* [Items listed in a dataset]:
-=-=-

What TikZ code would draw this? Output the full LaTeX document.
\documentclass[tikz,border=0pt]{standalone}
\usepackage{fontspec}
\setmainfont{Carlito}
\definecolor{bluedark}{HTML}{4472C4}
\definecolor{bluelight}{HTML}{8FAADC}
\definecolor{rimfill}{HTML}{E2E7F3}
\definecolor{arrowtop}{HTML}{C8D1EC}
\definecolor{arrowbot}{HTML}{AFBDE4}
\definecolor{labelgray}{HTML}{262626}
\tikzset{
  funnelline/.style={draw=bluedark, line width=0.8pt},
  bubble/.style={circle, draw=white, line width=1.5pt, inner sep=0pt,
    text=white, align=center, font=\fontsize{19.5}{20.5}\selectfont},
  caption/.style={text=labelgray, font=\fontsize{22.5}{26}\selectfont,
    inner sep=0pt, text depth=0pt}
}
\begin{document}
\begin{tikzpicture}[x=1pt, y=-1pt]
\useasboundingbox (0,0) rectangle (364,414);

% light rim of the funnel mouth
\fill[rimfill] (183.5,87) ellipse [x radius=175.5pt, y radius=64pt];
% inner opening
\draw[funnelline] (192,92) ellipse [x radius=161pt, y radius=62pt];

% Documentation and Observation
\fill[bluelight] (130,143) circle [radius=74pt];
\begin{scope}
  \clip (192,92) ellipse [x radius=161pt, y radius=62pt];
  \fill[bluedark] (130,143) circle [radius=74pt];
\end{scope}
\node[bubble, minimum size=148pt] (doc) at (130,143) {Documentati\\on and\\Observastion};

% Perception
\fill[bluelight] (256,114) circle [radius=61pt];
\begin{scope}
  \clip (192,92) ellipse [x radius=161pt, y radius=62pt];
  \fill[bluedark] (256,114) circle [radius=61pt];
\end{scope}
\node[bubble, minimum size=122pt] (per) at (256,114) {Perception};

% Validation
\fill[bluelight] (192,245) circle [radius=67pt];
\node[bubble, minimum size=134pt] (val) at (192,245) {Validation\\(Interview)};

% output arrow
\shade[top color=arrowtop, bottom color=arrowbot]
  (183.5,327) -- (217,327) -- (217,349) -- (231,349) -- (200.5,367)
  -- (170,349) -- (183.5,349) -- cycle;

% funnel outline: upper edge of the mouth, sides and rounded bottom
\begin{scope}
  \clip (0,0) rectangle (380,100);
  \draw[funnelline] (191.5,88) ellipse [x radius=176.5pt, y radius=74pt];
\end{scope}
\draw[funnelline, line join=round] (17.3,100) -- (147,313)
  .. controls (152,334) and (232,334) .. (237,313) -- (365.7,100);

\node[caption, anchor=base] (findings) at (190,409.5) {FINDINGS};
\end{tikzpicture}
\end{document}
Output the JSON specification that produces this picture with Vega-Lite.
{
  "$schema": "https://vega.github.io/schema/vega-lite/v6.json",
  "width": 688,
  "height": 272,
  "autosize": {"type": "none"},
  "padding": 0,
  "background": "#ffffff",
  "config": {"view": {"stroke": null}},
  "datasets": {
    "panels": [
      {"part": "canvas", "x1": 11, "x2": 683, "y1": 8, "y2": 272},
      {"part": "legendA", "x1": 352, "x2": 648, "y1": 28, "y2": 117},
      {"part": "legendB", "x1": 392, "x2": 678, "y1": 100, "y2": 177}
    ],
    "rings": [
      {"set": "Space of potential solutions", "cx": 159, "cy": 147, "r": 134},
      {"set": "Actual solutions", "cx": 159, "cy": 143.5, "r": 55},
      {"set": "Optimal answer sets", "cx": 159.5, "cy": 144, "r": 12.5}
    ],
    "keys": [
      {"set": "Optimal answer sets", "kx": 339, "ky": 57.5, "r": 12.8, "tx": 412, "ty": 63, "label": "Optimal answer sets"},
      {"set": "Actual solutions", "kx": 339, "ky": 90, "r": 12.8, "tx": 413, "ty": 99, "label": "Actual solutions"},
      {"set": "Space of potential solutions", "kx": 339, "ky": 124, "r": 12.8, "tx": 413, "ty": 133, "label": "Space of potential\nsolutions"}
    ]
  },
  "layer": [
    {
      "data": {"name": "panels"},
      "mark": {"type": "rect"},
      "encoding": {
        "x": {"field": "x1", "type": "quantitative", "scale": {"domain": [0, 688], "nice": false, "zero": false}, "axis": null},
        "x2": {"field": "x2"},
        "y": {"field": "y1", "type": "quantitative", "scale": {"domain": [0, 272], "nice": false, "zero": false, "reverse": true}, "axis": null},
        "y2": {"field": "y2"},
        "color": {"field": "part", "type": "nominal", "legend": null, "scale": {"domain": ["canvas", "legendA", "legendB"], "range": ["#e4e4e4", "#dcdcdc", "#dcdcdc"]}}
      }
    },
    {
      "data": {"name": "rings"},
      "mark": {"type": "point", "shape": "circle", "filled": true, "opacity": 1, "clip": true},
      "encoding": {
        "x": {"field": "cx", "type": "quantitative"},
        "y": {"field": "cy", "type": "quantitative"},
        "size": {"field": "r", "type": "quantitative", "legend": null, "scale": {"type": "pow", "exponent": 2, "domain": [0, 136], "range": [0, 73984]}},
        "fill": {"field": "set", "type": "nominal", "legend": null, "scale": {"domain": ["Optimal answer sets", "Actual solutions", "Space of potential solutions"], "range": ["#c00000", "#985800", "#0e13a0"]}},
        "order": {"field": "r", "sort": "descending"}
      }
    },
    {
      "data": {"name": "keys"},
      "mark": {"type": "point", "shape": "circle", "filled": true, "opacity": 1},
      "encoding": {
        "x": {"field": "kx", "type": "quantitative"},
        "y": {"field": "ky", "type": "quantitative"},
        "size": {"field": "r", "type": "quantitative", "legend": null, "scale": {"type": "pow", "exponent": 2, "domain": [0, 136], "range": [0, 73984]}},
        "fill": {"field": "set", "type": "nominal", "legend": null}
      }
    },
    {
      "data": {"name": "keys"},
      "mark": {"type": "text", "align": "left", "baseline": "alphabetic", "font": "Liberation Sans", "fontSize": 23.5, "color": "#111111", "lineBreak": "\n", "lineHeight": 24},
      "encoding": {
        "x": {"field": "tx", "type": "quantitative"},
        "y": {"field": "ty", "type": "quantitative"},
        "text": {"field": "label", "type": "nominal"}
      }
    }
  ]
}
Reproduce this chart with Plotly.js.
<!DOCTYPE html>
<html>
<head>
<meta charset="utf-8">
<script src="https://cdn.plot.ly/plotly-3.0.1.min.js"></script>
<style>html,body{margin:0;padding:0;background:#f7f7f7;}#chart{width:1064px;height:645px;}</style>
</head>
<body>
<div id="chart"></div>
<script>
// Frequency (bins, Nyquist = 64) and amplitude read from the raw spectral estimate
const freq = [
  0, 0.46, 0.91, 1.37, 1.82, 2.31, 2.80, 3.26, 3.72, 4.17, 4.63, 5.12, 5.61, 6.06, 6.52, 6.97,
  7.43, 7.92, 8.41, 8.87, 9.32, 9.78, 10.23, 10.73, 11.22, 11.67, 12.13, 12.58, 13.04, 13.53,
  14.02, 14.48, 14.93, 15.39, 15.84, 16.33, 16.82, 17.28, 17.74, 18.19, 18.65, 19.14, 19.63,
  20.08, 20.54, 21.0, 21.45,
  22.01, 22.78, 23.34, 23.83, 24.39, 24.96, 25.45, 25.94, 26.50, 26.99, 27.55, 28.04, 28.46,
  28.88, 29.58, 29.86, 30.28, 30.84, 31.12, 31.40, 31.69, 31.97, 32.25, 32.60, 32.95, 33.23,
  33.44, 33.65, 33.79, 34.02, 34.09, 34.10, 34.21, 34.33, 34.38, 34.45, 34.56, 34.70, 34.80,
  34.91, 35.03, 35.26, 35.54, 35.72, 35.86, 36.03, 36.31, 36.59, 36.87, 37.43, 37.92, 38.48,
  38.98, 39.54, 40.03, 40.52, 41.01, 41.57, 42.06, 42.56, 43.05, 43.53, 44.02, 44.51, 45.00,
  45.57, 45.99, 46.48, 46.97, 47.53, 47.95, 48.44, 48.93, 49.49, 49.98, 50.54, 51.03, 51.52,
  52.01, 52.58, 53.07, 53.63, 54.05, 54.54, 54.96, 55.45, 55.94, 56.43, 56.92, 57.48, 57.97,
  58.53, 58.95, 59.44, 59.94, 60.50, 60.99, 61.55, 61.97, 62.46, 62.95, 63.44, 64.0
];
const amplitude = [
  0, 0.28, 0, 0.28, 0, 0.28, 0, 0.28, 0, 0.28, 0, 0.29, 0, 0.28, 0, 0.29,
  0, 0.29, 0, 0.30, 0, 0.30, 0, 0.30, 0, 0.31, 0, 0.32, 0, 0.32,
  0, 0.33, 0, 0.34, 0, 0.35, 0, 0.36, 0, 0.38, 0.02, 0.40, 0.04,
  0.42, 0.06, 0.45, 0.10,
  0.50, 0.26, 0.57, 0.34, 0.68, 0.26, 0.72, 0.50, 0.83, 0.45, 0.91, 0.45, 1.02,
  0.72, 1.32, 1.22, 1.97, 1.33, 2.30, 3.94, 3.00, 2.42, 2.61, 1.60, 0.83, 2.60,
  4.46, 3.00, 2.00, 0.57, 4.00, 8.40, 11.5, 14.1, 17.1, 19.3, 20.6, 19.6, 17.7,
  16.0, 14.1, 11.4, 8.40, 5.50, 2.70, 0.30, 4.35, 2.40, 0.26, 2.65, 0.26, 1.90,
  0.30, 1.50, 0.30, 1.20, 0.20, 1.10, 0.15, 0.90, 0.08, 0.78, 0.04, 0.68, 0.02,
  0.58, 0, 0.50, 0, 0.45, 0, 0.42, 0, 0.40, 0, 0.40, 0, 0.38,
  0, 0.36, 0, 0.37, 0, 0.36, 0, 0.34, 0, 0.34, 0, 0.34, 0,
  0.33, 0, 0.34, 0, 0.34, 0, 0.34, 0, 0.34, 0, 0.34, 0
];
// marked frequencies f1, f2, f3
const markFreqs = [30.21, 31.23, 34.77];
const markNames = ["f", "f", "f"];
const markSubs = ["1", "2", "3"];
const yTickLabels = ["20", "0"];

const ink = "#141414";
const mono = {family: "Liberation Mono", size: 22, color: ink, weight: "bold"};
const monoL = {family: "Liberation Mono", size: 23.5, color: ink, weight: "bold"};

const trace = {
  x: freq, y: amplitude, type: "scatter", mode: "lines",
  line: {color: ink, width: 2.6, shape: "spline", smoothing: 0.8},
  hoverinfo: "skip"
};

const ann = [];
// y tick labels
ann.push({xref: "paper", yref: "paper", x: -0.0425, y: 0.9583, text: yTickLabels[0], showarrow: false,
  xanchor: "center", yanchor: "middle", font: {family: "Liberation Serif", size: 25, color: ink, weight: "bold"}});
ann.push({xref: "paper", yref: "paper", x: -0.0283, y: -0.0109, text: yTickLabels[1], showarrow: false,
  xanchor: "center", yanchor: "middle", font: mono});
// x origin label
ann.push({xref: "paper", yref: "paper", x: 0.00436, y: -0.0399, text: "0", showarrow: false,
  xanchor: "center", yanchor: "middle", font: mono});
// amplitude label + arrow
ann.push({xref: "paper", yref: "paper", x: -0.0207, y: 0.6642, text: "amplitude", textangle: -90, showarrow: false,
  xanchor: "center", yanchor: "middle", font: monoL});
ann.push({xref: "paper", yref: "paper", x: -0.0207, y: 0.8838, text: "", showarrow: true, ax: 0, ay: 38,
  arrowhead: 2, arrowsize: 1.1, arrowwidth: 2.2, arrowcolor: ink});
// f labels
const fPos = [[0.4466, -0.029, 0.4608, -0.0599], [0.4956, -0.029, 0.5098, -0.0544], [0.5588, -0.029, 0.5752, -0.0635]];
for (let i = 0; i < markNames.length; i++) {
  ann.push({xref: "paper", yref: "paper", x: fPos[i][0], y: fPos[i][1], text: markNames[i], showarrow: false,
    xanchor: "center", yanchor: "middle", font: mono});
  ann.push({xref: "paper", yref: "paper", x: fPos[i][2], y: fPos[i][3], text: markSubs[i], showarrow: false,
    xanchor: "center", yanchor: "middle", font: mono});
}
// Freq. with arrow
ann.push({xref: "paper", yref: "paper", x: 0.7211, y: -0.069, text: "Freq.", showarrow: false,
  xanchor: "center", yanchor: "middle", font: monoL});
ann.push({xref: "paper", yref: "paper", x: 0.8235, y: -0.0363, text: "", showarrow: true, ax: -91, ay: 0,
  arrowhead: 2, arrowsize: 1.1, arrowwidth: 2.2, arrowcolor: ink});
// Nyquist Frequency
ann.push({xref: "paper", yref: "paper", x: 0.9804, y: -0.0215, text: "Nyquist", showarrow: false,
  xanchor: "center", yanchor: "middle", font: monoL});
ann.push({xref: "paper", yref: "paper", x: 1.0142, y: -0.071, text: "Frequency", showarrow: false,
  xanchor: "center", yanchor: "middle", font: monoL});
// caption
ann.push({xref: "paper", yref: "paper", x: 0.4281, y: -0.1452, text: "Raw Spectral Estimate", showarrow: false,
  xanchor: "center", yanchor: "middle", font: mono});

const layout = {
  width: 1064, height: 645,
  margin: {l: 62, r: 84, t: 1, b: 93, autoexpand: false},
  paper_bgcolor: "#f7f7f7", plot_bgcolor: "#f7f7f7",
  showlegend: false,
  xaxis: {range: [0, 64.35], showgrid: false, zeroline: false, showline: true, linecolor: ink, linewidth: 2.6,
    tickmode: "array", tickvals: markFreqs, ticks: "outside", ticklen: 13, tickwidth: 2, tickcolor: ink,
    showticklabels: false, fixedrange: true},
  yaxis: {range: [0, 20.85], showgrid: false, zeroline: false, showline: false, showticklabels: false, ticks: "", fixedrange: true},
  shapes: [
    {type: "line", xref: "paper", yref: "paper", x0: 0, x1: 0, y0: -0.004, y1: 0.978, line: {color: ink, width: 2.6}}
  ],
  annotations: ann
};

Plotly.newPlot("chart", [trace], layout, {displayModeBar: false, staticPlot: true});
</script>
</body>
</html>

-=-=-

* [SET PROBLEM]:
Repeat verbatim the opening run of entries, ending with the line that contains "minimum size=148pt] (doc)".

* [OUTPUT FOR THIS TASK]:
What TikZ code would draw this? Output the full LaTeX document.
\documentclass[tikz,border=0pt]{standalone}
\usepackage{fontspec}
\setmainfont{Carlito}
\definecolor{bluedark}{HTML}{4472C4}
\definecolor{bluelight}{HTML}{8FAADC}
\definecolor{rimfill}{HTML}{E2E7F3}
\definecolor{arrowtop}{HTML}{C8D1EC}
\definecolor{arrowbot}{HTML}{AFBDE4}
\definecolor{labelgray}{HTML}{262626}
\tikzset{
  funnelline/.style={draw=bluedark, line width=0.8pt},
  bubble/.style={circle, draw=white, line width=1.5pt, inner sep=0pt,
    text=white, align=center, font=\fontsize{19.5}{20.5}\selectfont},
  caption/.style={text=labelgray, font=\fontsize{22.5}{26}\selectfont,
    inner sep=0pt, text depth=0pt}
}
\begin{document}
\begin{tikzpicture}[x=1pt, y=-1pt]
\useasboundingbox (0,0) rectangle (364,414);

% light rim of the funnel mouth
\fill[rimfill] (183.5,87) ellipse [x radius=175.5pt, y radius=64pt];
% inner opening
\draw[funnelline] (192,92) ellipse [x radius=161pt, y radius=62pt];

% Documentation and Observation
\fill[bluelight] (130,143) circle [radius=74pt];
\begin{scope}
  \clip (192,92) ellipse [x radius=161pt, y radius=62pt];
  \fill[bluedark] (130,143) circle [radius=74pt];
\end{scope}
\node[bubble, minimum size=148pt] (doc) at (130,143) {Documentati\\on and\\Observastion};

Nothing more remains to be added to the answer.